What the Metrodome Collapse Means for the Future of the Vikings

By now, you’ve seen the incredibly awesome footage of the Metrodome roof caving in on Sunday morning, and you know the Vikings and Giants have been forced to play tonight at Ford Field in Detroit as a result. But this one game is only the beginning of the headaches for a Vikings team that ranks near the bottom of total revenues for all 32 NFL teams.

Brian Murphy of the St. Paul Pioneer Press reported today that the Vikings probably won’t be able to play their next game at the Metrodome, either.

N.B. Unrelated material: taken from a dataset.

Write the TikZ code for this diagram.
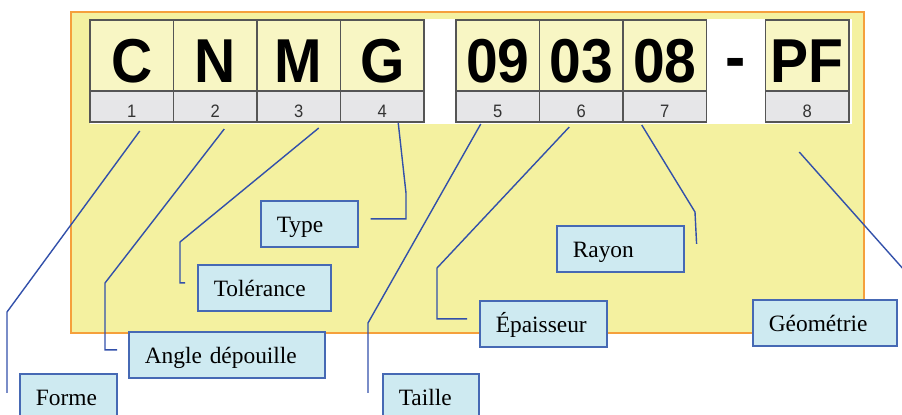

With the roof completely deflated and snow covering a large swath of the playing field, it could take several days to determine if and when the orphaned Vikings could host their final regular-season home game, scheduled for Dec. 20 against the Chicago Bears.

The Vikings may be forced to play that Monday Night game at the University of Minnesota’s TCF Bank Stadium, a brand new open-air facility that, annoyingly, wasn’t built for both the Vikings and the University to play in (hooray, politics!). The Vikings stand to lose over $5 million in gate receipts from tonight’s relocation, and almost certainly more if that Bears game is moved (the Metrodome seats 13,000 more paying customers).

For Zygi Wilf, the owner of the Vikings, this has to be the final straw. The Vikings have been trying to escape from the Metrodome for ages now. Red McCombs, who owned the team prior to Wilf, mounted his own failed stadium drive before turning the team over to the New Jersey shopping mall magnate, who has seen numerous stadium initiatives die even as the Twins and University have gotten stadiums of their own.

The Vikings’ lease with the Metrodome expires at the end of next season, and Wilf isn’t going to tolerate playing one more game in the facility without some kind of ironclad deal in place for a new joint. If he can’t get it from the Minnesota Legislature, then I think it’s a virtual certainty that he’ll begin digging around Los Angeles and AEG’s current proposal to build an NFL stadium near the Staples Center. The team intimated it would do as much just a week or two ago.

So while it was cool to watch that footage of the roof tearing and all that snow coming down, this recent Metrodome roof collapse is a definite sign that its tenants aren’t going to remain there one second longer than they must.